With solemn pride and gratitude

Wash. Times (cropped)

Care of President Wilson, and by resolution of Congress:

Whereas the 11th of November 1918, marked the cessation of the most destructive, sanguinary, and far reaching war in human annals and the resumption by the people of the United States of peaceful relations with other nations, which we hope may never again be severed, and

Whereas it is fitting that the recurring anniversary of this date should be commemorated with thanksgiving and prayer and exercises designed to perpetuate peace through good will and mutual understanding between nations; and

Whereas the legislatures of twenty-seven of our States have already declared November 11 to be a legal holiday: Therefore be it Resolved by the Senate (the House of Representatives concurring), that the President of the United States is requested to issue a proclamation calling upon the officials to display the flag of the United States on all Government buildings on November 11 and inviting the people of the United States to observe the day in schools and churches, or other suitable places, with appropriate ceremonies of friendly relations with all other peoples. (US gov.)

Now that’s a proclamation.

Then care of history, President Eisenhower and subsequent Congressional acts:

Armistice Day was primarily a day set aside to honor veterans of World War I, but in 1954, after World War II had required the greatest mobilization of soldiers, sailors, Marines and airmen in the Nation’s history; after American forces had fought aggression in Korea, the 83rd Congress, at the urging of the veterans service organizations, amended the Act of 1938 by striking out the word “Armistice” and inserting in its place the word “Veterans.” With the approval of this legislation (Public Law 380) on June 1, 1954, November 11th became a day to honor American veterans of all wars. (ibid)

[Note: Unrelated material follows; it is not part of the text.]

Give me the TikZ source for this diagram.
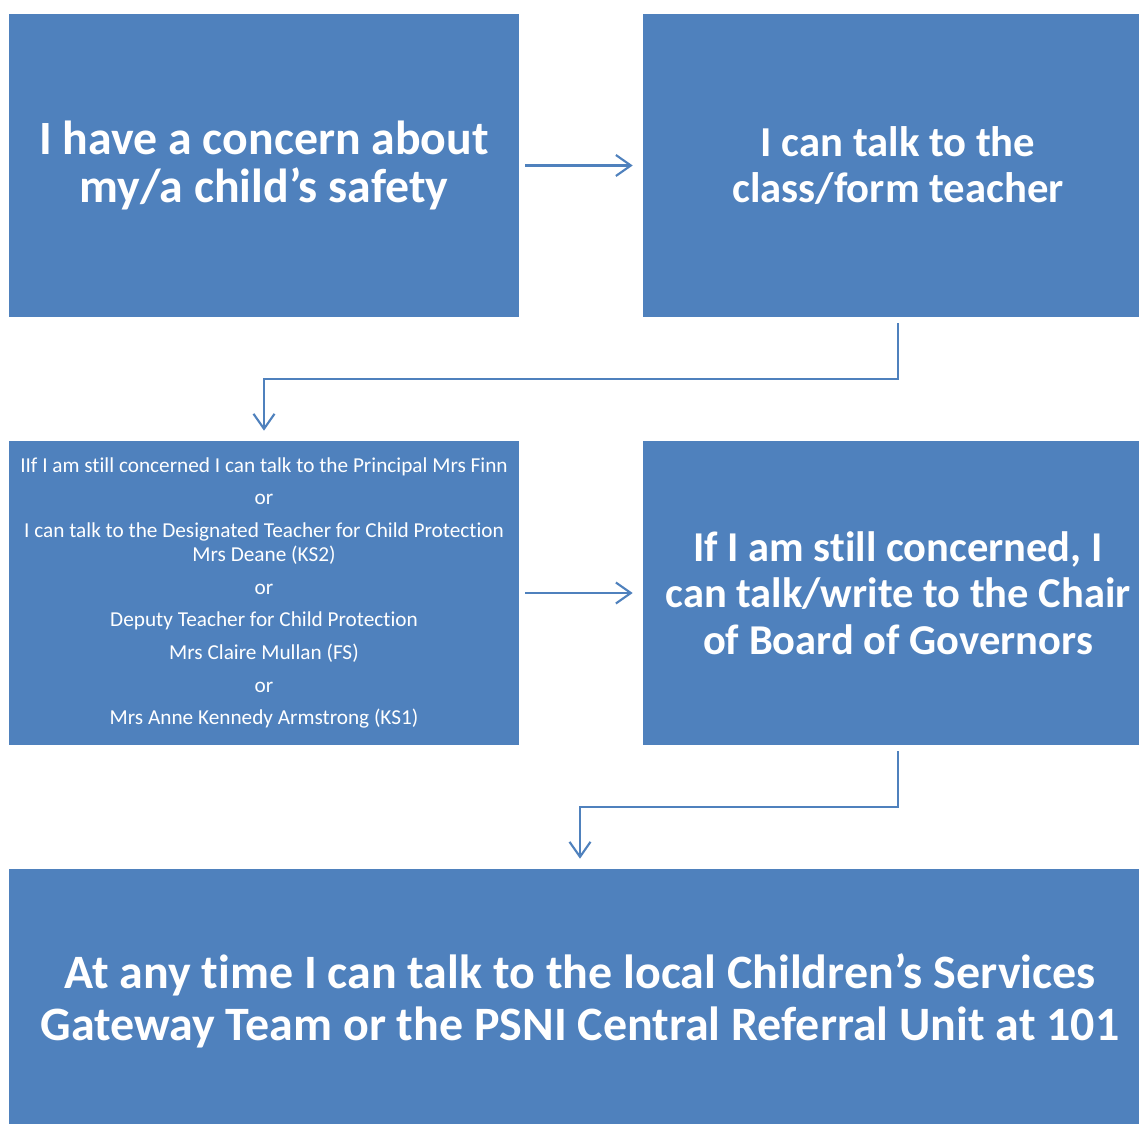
\documentclass[tikz,border=0pt]{standalone}
\usepackage{fontspec}
\setmainfont{Carlito}[Ligatures=NoCommon]
\usetikzlibrary{arrows.meta}
\definecolor{boxblue}{HTML}{4F81BD}
\begin{document}
\begin{tikzpicture}[x=0.02cm,y=-0.02cm,
  box/.style={fill=boxblue,draw=none,inner sep=0pt,align=center,text=white},
  conn/.style={draw=boxblue,line width=1.2pt,-{Straight Barb[length=0.3cm,width=0.42cm,line width=1.2pt]},shorten <=0.12cm,shorten >=0.2cm}]
\useasboundingbox (0,0) rectangle (1139,1124);
\fill[white] (0,0) rectangle (1139,1124);
\node[box,minimum width=10.2cm,minimum height=6.06cm,font=\bfseries\fontsize{27.2}{27.6}\selectfont] (b1) at (264,165.5) {I have a concern about\\my/a child’s safety};
\node[box,minimum width=10.2cm,minimum height=6.06cm,font=\bfseries\fontsize{24.3}{26}\selectfont] (b2) at (898,165.5) {I can talk to the\\class/form teacher};
\node[box,minimum width=10.2cm,minimum height=6.08cm,font=\fontsize{12.1}{13.6}\selectfont] (b3) at (264,593) {IIf I am still concerned I can talk to the Principal Mrs Finn\\[5pt]or\\[5pt]I can talk to the Designated Teacher for Child Protection\\Mrs Deane (KS2)\\[5pt]or\\[5pt]Deputy Teacher for Child Protection\\[5pt]Mrs Claire Mullan (FS)\\[5pt]or\\[5pt]Mrs Anne Kennedy Armstrong (KS1)};
\node[box,minimum width=10.2cm,minimum height=6.08cm,font=\bfseries\fontsize{24.2}{26.6}\selectfont] (b4) at (898,593) {If I am still concerned, I\\can talk/write to the Chair\\of Board of Governors};
\node[box,minimum width=22.84cm,minimum height=5.28cm,font=\bfseries\fontsize{27.3}{29.5}\selectfont] (b5) at (580,1001) {At any time I can talk to the local Children’s Services\\Gateway Team or the PSNI Central Referral Unit at 101};
\draw[conn] (b1.east) -- (b2.west);
\draw[conn] (b3.east) -- (b4.west);
\draw[conn] (b2.south) -- ++(0,62) -| (b3.north);
\draw[conn] (b4.south) -- ++(0,62) -| (b5.north);
\end{tikzpicture}
\end{document}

 Bottom-line: what are we now to do?

A celebration to honor America’s veterans for their patriotism, love of country, and willingness to serve and sacrifice for the common good. (ibid)

Veterans Day has grown forward and outward, so how about backward and inward? Union Army Brigadier General Conrad Ferger Jackson and Union Army Brigadier General Thomas Algeo Rowley, Pittsburghers both, are each interred at Allegheny Cemetery in Lawrenceville. Westmoco native and U.S. Army Colonel Daniel Leasure saw action in battles ranging from Secessionville to Spotsylvania. Union Army Seargent Alexander Kelly of Saltsburg, Pa. would retire to Pittsburgh after the Battle of Chaffin’s Farm and is interred at St. Peters Cemetery in Lincoln-Lemington-Belmar. And in Arlington Heights, on the rise beside Devlin Street and another Saint Peter’s Cemetery there once stood a Civil War-era redoubt named for storied US naval Captain Robert Smalls.

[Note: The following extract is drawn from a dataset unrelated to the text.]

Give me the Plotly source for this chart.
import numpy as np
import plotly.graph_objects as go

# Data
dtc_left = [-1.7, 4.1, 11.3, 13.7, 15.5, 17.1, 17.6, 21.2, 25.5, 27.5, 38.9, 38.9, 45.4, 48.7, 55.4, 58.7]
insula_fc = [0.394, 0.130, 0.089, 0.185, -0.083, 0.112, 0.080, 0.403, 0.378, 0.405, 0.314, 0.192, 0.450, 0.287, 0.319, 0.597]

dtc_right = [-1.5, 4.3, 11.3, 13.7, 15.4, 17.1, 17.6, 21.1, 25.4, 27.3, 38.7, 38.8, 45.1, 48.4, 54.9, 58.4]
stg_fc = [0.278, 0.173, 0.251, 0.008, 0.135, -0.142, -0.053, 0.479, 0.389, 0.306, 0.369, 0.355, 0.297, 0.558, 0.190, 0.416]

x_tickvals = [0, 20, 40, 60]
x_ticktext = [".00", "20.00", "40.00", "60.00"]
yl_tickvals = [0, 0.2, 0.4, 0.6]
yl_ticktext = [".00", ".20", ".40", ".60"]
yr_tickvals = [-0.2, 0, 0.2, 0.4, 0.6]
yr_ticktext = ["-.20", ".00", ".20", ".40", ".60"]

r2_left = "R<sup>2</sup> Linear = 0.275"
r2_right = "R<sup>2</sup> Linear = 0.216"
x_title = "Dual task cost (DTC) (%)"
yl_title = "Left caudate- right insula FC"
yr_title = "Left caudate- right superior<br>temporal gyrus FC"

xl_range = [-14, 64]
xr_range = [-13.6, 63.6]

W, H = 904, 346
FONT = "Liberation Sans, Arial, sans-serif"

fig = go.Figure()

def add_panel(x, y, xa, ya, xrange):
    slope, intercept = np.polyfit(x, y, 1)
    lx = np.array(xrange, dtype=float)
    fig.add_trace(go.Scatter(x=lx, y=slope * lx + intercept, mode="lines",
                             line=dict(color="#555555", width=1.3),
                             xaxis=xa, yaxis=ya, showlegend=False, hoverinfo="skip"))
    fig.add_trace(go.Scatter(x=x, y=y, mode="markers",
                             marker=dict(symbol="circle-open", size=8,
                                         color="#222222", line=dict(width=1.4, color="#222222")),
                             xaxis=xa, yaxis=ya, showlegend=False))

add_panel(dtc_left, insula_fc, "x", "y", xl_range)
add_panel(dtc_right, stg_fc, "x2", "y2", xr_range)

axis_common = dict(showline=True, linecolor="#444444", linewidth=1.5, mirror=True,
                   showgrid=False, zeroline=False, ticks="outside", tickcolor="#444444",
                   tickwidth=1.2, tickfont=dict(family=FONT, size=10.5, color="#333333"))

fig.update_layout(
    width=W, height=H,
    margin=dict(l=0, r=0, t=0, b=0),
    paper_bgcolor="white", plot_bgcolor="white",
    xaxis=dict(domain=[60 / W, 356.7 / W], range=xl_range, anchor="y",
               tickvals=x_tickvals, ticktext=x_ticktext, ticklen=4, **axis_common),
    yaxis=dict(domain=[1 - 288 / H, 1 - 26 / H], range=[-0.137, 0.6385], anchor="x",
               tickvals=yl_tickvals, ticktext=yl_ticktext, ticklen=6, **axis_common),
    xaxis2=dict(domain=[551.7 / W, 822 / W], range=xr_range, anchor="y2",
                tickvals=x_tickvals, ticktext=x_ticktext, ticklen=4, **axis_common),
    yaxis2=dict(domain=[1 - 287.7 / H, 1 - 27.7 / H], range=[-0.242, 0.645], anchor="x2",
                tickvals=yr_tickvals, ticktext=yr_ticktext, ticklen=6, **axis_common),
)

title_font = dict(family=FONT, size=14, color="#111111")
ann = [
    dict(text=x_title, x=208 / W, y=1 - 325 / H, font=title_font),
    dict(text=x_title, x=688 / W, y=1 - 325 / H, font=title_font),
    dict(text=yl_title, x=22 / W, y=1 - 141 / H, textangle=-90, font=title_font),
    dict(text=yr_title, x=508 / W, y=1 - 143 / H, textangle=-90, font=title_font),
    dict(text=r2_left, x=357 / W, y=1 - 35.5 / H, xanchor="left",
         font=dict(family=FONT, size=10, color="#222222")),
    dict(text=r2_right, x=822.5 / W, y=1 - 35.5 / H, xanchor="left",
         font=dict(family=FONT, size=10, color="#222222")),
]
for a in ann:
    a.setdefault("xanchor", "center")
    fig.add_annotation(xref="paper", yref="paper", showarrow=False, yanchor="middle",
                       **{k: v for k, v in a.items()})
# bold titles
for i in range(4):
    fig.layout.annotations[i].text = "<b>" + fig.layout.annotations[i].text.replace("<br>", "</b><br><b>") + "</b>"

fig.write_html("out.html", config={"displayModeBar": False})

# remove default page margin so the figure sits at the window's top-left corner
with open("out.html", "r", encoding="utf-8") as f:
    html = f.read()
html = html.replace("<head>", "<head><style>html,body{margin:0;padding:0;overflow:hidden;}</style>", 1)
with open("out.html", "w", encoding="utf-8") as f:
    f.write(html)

The City of Pittsburgh Veterans Day Parade begins at 10:30 am at Grant and Liberty, proceeds down Liberty to Wood, and finishes at the Boulevard of the Allies.

Later at 4:00 pm, Point Park University hosts a screening of short documentary The Veterans Breakfast Club followed by a panel discussion.

KDKA has assembled a short list of opportunities to acknowledge service.

The Veterans Leadership Program of Western Pennsylvania seems to be a well-situated resource for local veterans of recent war.